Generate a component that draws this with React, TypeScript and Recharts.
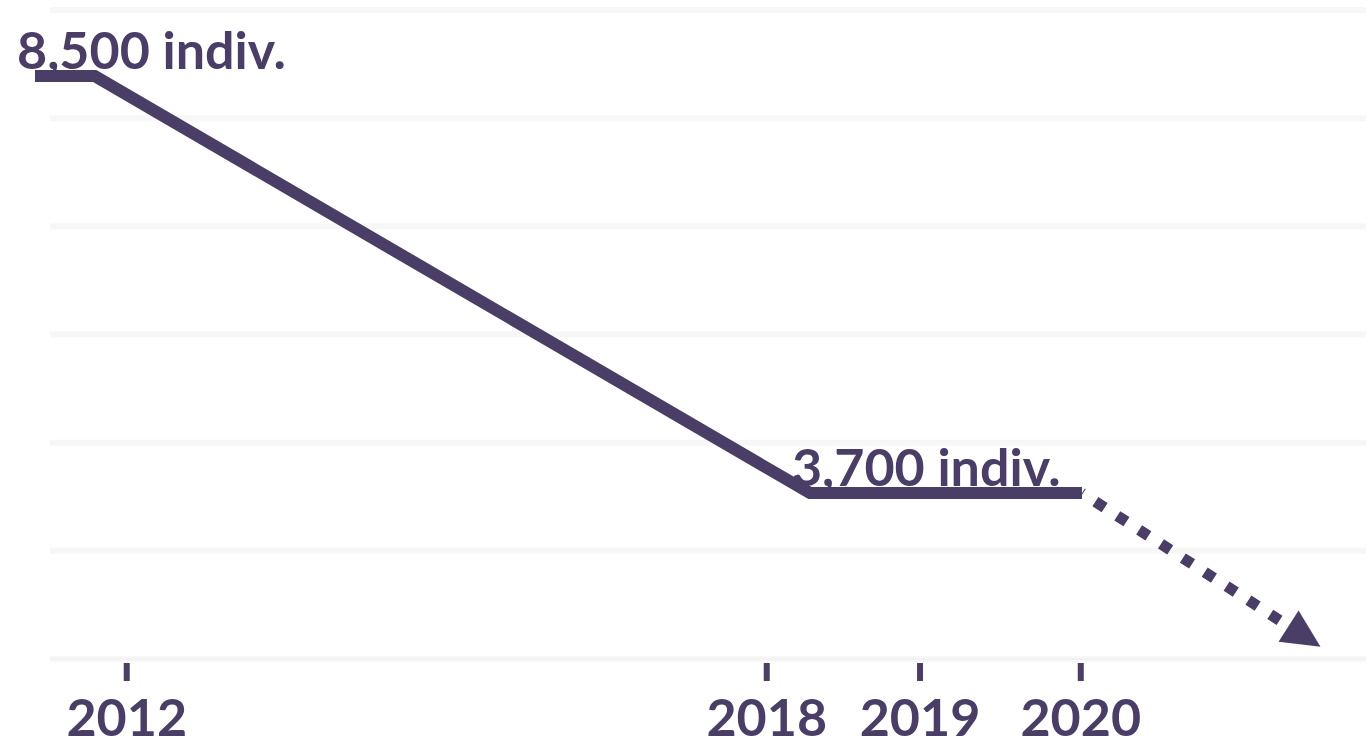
import React from 'react';
import { LineChart, Line, XAxis, YAxis, CartesianGrid, ReferenceLine } from 'recharts';

const INK = '#4a3d66';
const FONT = 'Lato, "Noto Sans", sans-serif';

// Tick labels and where they sit on the (stretched) year axis of the original layout
const tickYears = ['2012', '2018', '2019', '2020'];
const tickPositions = [2012, 2018, 2019.437, 2020.944];

// Main series
const mainX = [2011.14, 2011.7, 2018.405, 2020.955];
const mainY = [8500, 8500, 3700, 3700];
const mainLabels = ['8,500 indiv.', '', '3,700 indiv.', ''];

// Projected trend (dotted arrow; last point is the arrow head's base)
const trendX = [2020.955, 2022.892];
const trendY = [3700, 2169];

// Gridline values and domains
const gridValues = [3035, 4280, 5525, 6770, 8015, 9260];
const gridStartX = 2011.281;
const xDomain: [number, number] = [2011.14, 2023.618];
const yDomain: [number, number] = [1790, 9260];

const mainData = mainX.map((x, i) => ({ x, y: mainY[i], label: mainLabels[i] }));
const trendData = trendX.map((x, i) => ({ x, y: trendY[i] }));

const MainDot = (props: any) => {
  const { cx, cy, index, payload } = props;
  const text = payload && payload.label;
  if (!text || cx == null) return <g key={`m${index}`} />;
  return (
    <text
      key={`m${index}`}
      x={cx - 18}
      y={cy - 7}
      textAnchor="start"
      fill={INK}
      stroke="none"
      fontSize={52}
      fontWeight={700}
      fontFamily={FONT}
    >
      {text}
    </text>
  );
};

const ArrowHead = (props: any) => {
  const { cx, cy, index, points } = props;
  if (index !== trendX.length - 1 || cx == null) return <g key={`a${index}`} />;
  let angle = Math.atan2(133, 206);
  if (points && points.length > 1) {
    const p = points[points.length - 2];
    angle = Math.atan2(cy - p.y, cx - p.x);
  }
  const len = 38;
  const half = 18.5;
  const tx = cx + len * Math.cos(angle);
  const ty = cy + len * Math.sin(angle);
  const nx = -Math.sin(angle) * half;
  const ny = Math.cos(angle) * half;
  return (
    <polygon
      key="arrow"
      points={`${tx},${ty} ${cx + nx},${cy + ny} ${cx - nx},${cy - ny}`}
      fill={INK}
      stroke="none"
    />
  );
};

const YearTick = (props: any) => {
  const { x, y, payload, index } = props;
  const label = tickYears[tickPositions.indexOf(payload.value)] ?? '';
  return (
    <g key={`t${index}`}>
      <rect x={x - 3} y={y - 36} width={6} height={18} fill={INK} />
      <text
        x={x}
        y={y}
        dy="0.71em"
        textAnchor="middle"
        fill={INK}
        fontSize={52}
        fontWeight={700}
        fontFamily={FONT}
      >
        {label}
      </text>
    </g>
  );
};

export default function App() {
  return (
    <div style={{ position: 'absolute', left: 0, top: 0, background: '#fff' }}>
      <LineChart width={1372} height={738} margin={{ top: 10, right: 6, left: 35, bottom: 0 }}>
        <CartesianGrid
          vertical={false}
          x={50}
          width={1316}
          stroke="#f7f7f7"
          strokeWidth={6}
        />
        <XAxis
          type="number"
          dataKey="x"
          domain={xDomain}
          ticks={tickPositions}
          interval={0}
          axisLine={false}
          tickLine={false}
          tickSize={20}
          tickMargin={20}
          height={79}
          tick={YearTick}
        />
        <YAxis type="number" dataKey="y" domain={yDomain} ticks={gridValues} hide />
        <ReferenceLine
          segment={[
            { x: gridStartX, y: yDomain[0] },
            { x: xDomain[1], y: yDomain[0] },
          ]}
          stroke="#f2f2f2"
          strokeWidth={2}
        />
        <Line
          data={mainData}
          dataKey="y"
          type="linear"
          stroke={INK}
          strokeWidth={12}
          strokeLinejoin="miter"
          strokeLinecap="butt"
          dot={MainDot}
          activeDot={false}
          isAnimationActive={false}
        />
        <Line
          data={trendData}
          dataKey="y"
          type="linear"
          stroke={INK}
          strokeWidth={11}
          strokeLinecap="butt"
          strokeDasharray="11 15"
          strokeDashoffset={10}
          dot={ArrowHead}
          activeDot={false}
          isAnimationActive={false}
        />
      </LineChart>
    </div>
  );
}
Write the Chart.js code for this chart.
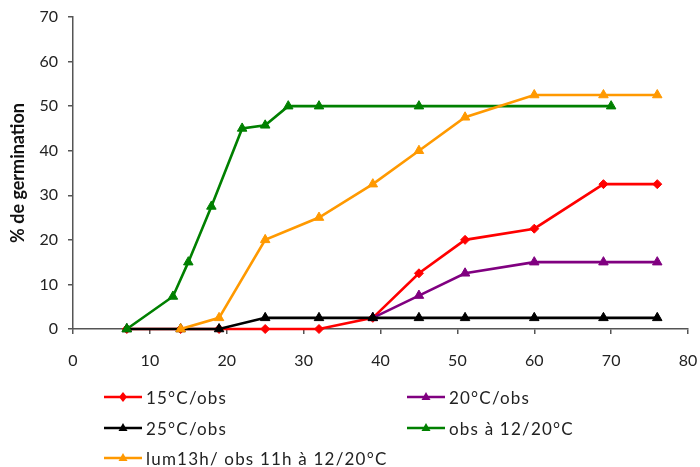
<!DOCTYPE html>
<html>
<head>
<meta charset="utf-8">
<script src="https://cdn.jsdelivr.net/npm/chart.js@4/dist/chart.umd.min.js"></script>
<style>
  html, body { margin: 0; padding: 0; background: #fff; }
  #wrap { position: relative; width: 700px; height: 467px; }
  #c { position: absolute; left: 0; top: 0; }
  .leg { position: absolute; display: flex; align-items: center; font-family: Lato, sans-serif; font-size: 17px; letter-spacing: 1.2px; color: #222; white-space: nowrap; }
  .leg svg { margin-right: 4px; }
</style>
</head>
<body>
<div id="wrap">
  <canvas id="c" width="700" height="467"></canvas>
</div>
<script>
// ---- Data ----
const seriesNames = ["15°C/obs", "20°C/obs", "25°C/obs", "obs à 12/20°C", "lum13h/ obs 11h à 12/20°C"];
const days15 = [7, 14, 19, 25, 32, 39, 45, 51, 60, 69, 76];
const vals15 = [0, 0, 0, 0, 0, 2.5, 12.5, 20, 22.5, 32.5, 32.5];
const days20 = [39, 45, 51, 60, 69, 76];
const vals20 = [2.5, 7.5, 12.5, 15, 15, 15];
const days25 = [7, 14, 19, 25, 32, 39, 45, 51, 60, 69, 76];
const vals25 = [0, 0, 0, 2.5, 2.5, 2.5, 2.5, 2.5, 2.5, 2.5, 2.5];
const daysObs = [7, 13, 15, 18, 22, 25, 28, 32, 45, 70];
const valsObs = [0, 7.3, 15, 27.5, 45, 45.7, 50, 50, 50, 50];
const daysLum = [14, 19, 25, 32, 39, 45, 51, 60, 69, 76];
const valsLum = [0, 2.5, 20, 25, 32.5, 40, 47.5, 52.5, 52.5, 52.5];
const xTicks = [0, 10, 20, 30, 40, 50, 60, 70, 80];
const yTicks = [0, 10, 20, 30, 40, 50, 60, 70];

const colors = ["#FF0000", "#800080", "#000000", "#008000", "#FF9900"];
const markers = ["rectRot", "triangle", "triangle", "triangle", "triangle"];
const allDays = [days15, days20, days25, daysObs, daysLum];
const allVals = [vals15, vals20, vals25, valsObs, valsLum];

const toPts = (d, v) => d.map((x, i) => ({ x: x, y: v[i] }));

const datasets = seriesNames.map((name, i) => ({
  label: name,
  data: toPts(allDays[i], allVals[i]),
  borderColor: colors[i],
  backgroundColor: colors[i],
  pointBackgroundColor: colors[i],
  pointBorderColor: colors[i],
  pointStyle: markers[i],
  pointRadius: markers[i] === "rectRot" ? 4.5 : 5.5,
  pointBorderWidth: 1,
  borderWidth: 2.6,
  tension: 0,
  clip: false,
  order: seriesNames.length - i
}));

const axisColor = "#555555";
const tickFont = { family: "Lato", size: 16 };
const zeroPad = s => { s.paddingLeft = 0; s.paddingRight = 0; s.paddingTop = 0; s.paddingBottom = 0; };

new Chart(document.getElementById("c"), {
  type: "line",
  data: { datasets: datasets },
  options: {
    responsive: false,
    animation: false,
    layout: { padding: { left: 0, right: 12, top: 17, bottom: 98 } },
    plugins: { legend: { display: false }, tooltip: { enabled: false } },
    scales: {
      x: {
        type: "linear",
        min: 0, max: 80,
        afterBuildTicks: s => { s.ticks = xTicks.map(v => ({ value: v })); },
        afterFit: s => { s.height = 40; zeroPad(s); },
        ticks: { font: tickFont, color: "#222", padding: 17, maxRotation: 0 },
        grid: { display: true, drawOnChartArea: false, drawTicks: true, tickLength: 5, color: axisColor, lineWidth: 1.5 },
        border: { display: true, color: axisColor, width: 1.5 }
      },
      y: {
        type: "linear",
        min: 0, max: 70,
        afterBuildTicks: s => { s.ticks = yTicks.map(v => ({ value: v })); },
        afterFit: s => { s.width = 73; zeroPad(s); },
        ticks: { font: tickFont, color: "#222", padding: 10 },
        grid: { display: true, drawOnChartArea: false, drawTicks: true, tickLength: 5, color: axisColor, lineWidth: 1.5 },
        border: { display: true, color: axisColor, width: 1.5 },
        title: { display: true, text: "% de germination", font: { family: "Lato", size: 18, weight: "bold" }, color: "#111", padding: { top: 7, bottom: 0 } }
      }
    }
  }
});

// ---- HTML legend ----
const legPos = [
  { left: 104, top: 397 }, { left: 407, top: 397 },
  { left: 104, top: 428 }, { left: 407, top: 428 },
  { left: 104, top: 458 }
];
const wrap = document.getElementById("wrap");
seriesNames.forEach((name, i) => {
  const d = document.createElement("div");
  d.className = "leg";
  d.style.left = legPos[i].left + "px";
  d.style.top = (legPos[i].top - 10) + "px";
  d.style.height = "20px";
  const c = colors[i];
  const mk = markers[i] === "rectRot"
    ? `<polygon points="19,5 23,10 19,15 15,10" fill="${c}"/>`
    : `<polygon points="19,5 23.5,13 14.5,13" fill="${c}"/>`;
  d.innerHTML = `<svg width="38" height="20"><line x1="0" y1="10" x2="38" y2="10" stroke="${c}" stroke-width="2.6"/>${mk}</svg><span>${name}</span>`;
  wrap.appendChild(d);
});
</script>
</body>
</html>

= = = = =

* [What is asked]: Skip all pictures and retype only the stretch from the line that holds "Write the Chart.js code for this chart." through the line that holds "const toPts = (d, v)", exactly as written.

* [Solution for this exercise]:
Write the Chart.js code for this chart.
<!DOCTYPE html>
<html>
<head>
<meta charset="utf-8">
<script src="https://cdn.jsdelivr.net/npm/chart.js@4/dist/chart.umd.min.js"></script>
<style>
  html, body { margin: 0; padding: 0; background: #fff; }
  #wrap { position: relative; width: 700px; height: 467px; }
  #c { position: absolute; left: 0; top: 0; }
  .leg { position: absolute; display: flex; align-items: center; font-family: Lato, sans-serif; font-size: 17px; letter-spacing: 1.2px; color: #222; white-space: nowrap; }
  .leg svg { margin-right: 4px; }
</style>
</head>
<body>
<div id="wrap">
  <canvas id="c" width="700" height="467"></canvas>
</div>
<script>
// ---- Data ----
const seriesNames = ["15°C/obs", "20°C/obs", "25°C/obs", "obs à 12/20°C", "lum13h/ obs 11h à 12/20°C"];
const days15 = [7, 14, 19, 25, 32, 39, 45, 51, 60, 69, 76];
const vals15 = [0, 0, 0, 0, 0, 2.5, 12.5, 20, 22.5, 32.5, 32.5];
const days20 = [39, 45, 51, 60, 69, 76];
const vals20 = [2.5, 7.5, 12.5, 15, 15, 15];
const days25 = [7, 14, 19, 25, 32, 39, 45, 51, 60, 69, 76];
const vals25 = [0, 0, 0, 2.5, 2.5, 2.5, 2.5, 2.5, 2.5, 2.5, 2.5];
const daysObs = [7, 13, 15, 18, 22, 25, 28, 32, 45, 70];
const valsObs = [0, 7.3, 15, 27.5, 45, 45.7, 50, 50, 50, 50];
const daysLum = [14, 19, 25, 32, 39, 45, 51, 60, 69, 76];
const valsLum = [0, 2.5, 20, 25, 32.5, 40, 47.5, 52.5, 52.5, 52.5];
const xTicks = [0, 10, 20, 30, 40, 50, 60, 70, 80];
const yTicks = [0, 10, 20, 30, 40, 50, 60, 70];

const colors = ["#FF0000", "#800080", "#000000", "#008000", "#FF9900"];
const markers = ["rectRot", "triangle", "triangle", "triangle", "triangle"];
const allDays = [days15, days20, days25, daysObs, daysLum];
const allVals = [vals15, vals20, vals25, valsObs, valsLum];

const toPts = (d, v) => d.map((x, i) => ({ x: x, y: v[i] }));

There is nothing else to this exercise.